A simple shortcut helps when thinking through the best stablecoins 2026. USDT tends to win on liquidity. USDC wins on regulation. DAI leans decentralized. PYUSD comes with built-in reach.
The best stablecoins of 2026 all share one trait. Each is aiming to become trusted plumbing that businesses and everyday users can rely on.
What’s driving stablecoin adoption today
Stablecoin adoption is happening in waves across different industries at the same time.
Fintech platforms were first, plugging stablecoins into remittance and cross-border apps. Card networks followed. Visa has rolled out programs that let merchants settle international transactions in digital assets, and the company’s stablecoin settlement volume keeps climbing.
Banks are next. A consortium of European banks, reportedly including BBVA, BNP Paribas, and ING, is working on a euro-denominated stablecoin.
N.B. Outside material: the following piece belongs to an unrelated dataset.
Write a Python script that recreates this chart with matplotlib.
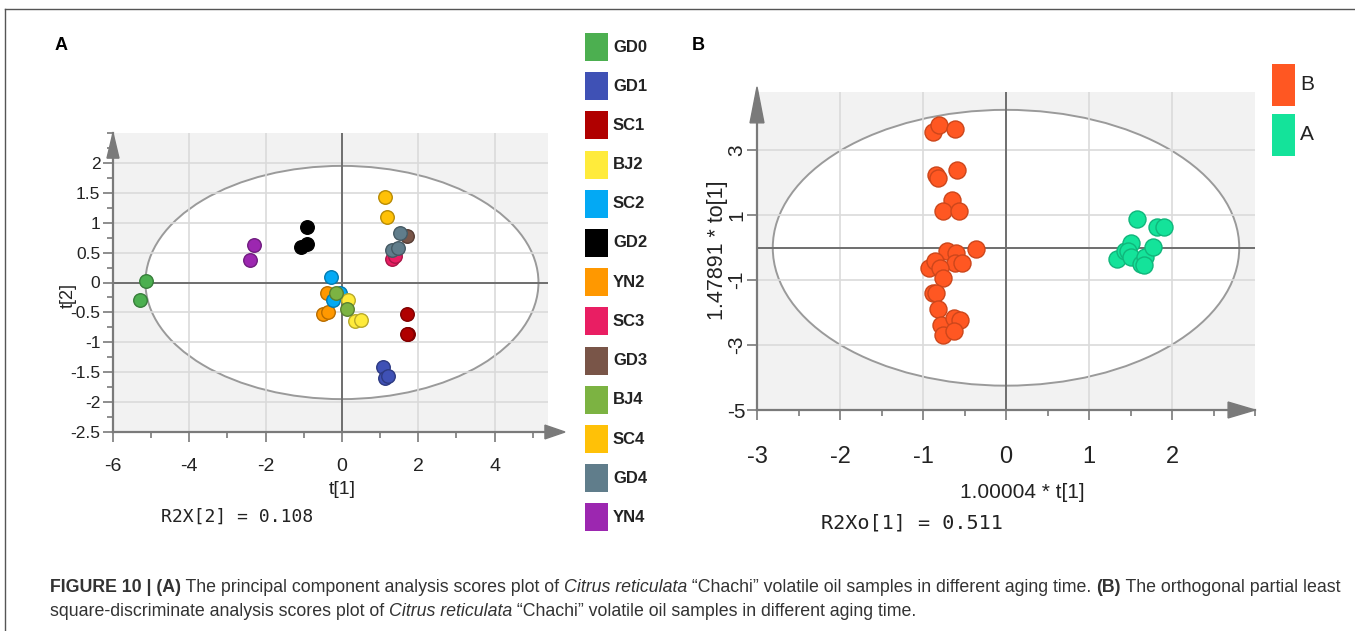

Once banks that traditionally sit on top of payments start issuing their own tokens, stablecoin adoption has clearly crossed into the mainstream.
Even AI plays a part. Stablecoin adoption within machine-to-machine payments is quietly growing, since AI agents need a simple, borderless way to transact. What ties all of it together is usefulness. The tokens solve familiar problems like slow settlement, heavy fees, and limited hours, all at once.
The takeaway
Stablecoins started out as a tool for crypto traders who wanted somewhere stable to park value between trades. A decade later, they’re becoming the default way a growing number of businesses move dollars around the world.
The short version runs like this. Clear rules are in place. Big institutions are building on stablecoin-first blockchains. Ordinary companies are using them for real payments. If current trends hold, the quiet plumbing settling global payments a few years from now will look far closer to a stablecoin network than a traditional wire system.